How dare you? You claim to love her, but you look at her through the shades of your past. Just because your last girl left you for someone else you assume that she has slept with every man that gave her a second look. So your mother left when you were young? Dude, I actually mean to be nasty but get over yourself. You are not the first it happened to and if you continue like this after you are both married, you would not be the last.

She is too precious to be doing time for other people’s crimes. Your friend messes up and you automatically attach a disgusting quality to her. I am not going to you how wonderful she is. But I know she works hard to show how much she loves you, even though I think you do not deserve half of it. She is always being sentenced before the sin. She is always to blame because you are protecting yourself from the rest of the world. You are not ready to be with her or any one. Grow up and take responsibility for your actions and stop treating her like you do not love her.

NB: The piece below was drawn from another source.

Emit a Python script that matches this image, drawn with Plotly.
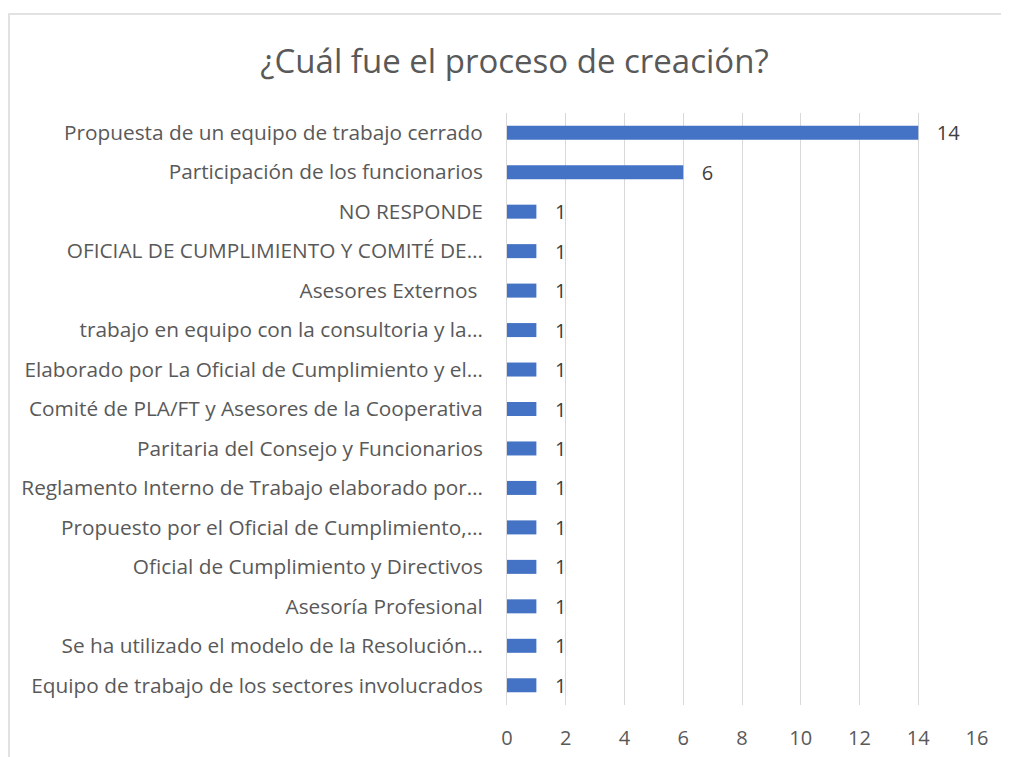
import plotly.graph_objs as go

categories = [
    'Propuesta de un equipo de trabajo cerrado',
    'Participación de los funcionarios',
    'NO RESPONDE',
    'OFICIAL DE CUMPLIMIENTO Y COMITÉ DE…',
    'Asesores Externos ',
    'trabajo en equipo con la consultoria y la…',
    'Elaborado por La Oficial de Cumplimiento y el…',
    'Comité de PLA/FT y Asesores de la Cooperativa',
    'Paritaria del Consejo y Funcionarios',
    'Reglamento Interno de Trabajo elaborado por…',
    'Propuesto por el Oficial de Cumplimiento,…',
    'Oficial de Cumplimiento y Directivos',
    'Asesoría Profesional',
    'Se ha utilizado el modelo de la Resolución…',
    'Equipo de trabajo de los sectores involucrados',
]
counts = [14, 6, 1, 1, 1, 1, 1, 1, 1, 1, 1, 1, 1, 1, 1]
x_ticks = [0, 2, 4, 6, 8, 10, 12, 14, 16]

textColor = '#595959'
fontName = 'Open Sans'

# page body adds ~8px offset, so the figure is sized/shifted to compensate
W, H = 1001, 749
L, R, T, B = 499, 32, 105, 52
pw, ph = W - L - R, H - T - B

fig = go.Figure()
fig.add_trace(
    go.Bar(
        x=counts, y=categories, orientation='h',
        marker=dict(color='#4472C4', line=dict(width=0)),
        text=counts, texttemplate='   %{text}', textposition='outside',
        constraintext='none',
        textfont=dict(color='#404040', size=20, family=fontName),
        cliponaxis=False,
    )
)

fig.update_xaxes(
    range=[0, 16], tickvals=x_ticks, showgrid=True, gridcolor='#d9d9d9', gridwidth=1,
    zeroline=False, showline=False, ticks='', ticklabelstandoff=19, automargin=False,
    tickfont=dict(size=20, color=textColor, family=fontName),
)
fig.update_yaxes(
    autorange='reversed', showgrid=False, zeroline=False,
    showline=True, linecolor='#d9d9d9', linewidth=1, automargin=False,
    ticks='', ticklabelstandoff=19,
    tickfont=dict(size=20.8, color=textColor, family=fontName),
)

fig.update_layout(
    title=dict(text='¿Cuál fue el proceso de creación?', x=0.506, xanchor='center',
               y=0.928, yanchor='middle', xref='container', yref='container',
               font=dict(size=33, color=textColor, family=fontName)),
    width=W, height=H,
    margin=dict(l=L, r=R, t=T, b=B),
    bargap=0.645,
    plot_bgcolor='white', paper_bgcolor='white',
    showlegend=False,
    shapes=[dict(type='rect', xref='paper', yref='paper',
                 x0=(1 - L) / pw, x1=(W + 10 - L) / pw,
                 y0=-(B + 10) / ph, y1=(ph + T - 6) / ph,
                 line=dict(color='#d9d9d9', width=1.5), layer='below')],
)

fig.write_html("out.html")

I am not telling you any of this because I think you deserve her, but if you do not look for a way to look at, see and appreciate what you have, some other guy would snatch her. Oh and do not think your best friend would not consider it, cause I know they would. If you are not careful she would stop hoping you would learn to do right by her, she would leave you. What part does she have to play in other people’s mistakes?
Guy, if her health deteriorates, I promise to blame you and if that ever happens, I promise to tell you this exact words “Good for her, remember I told you so”.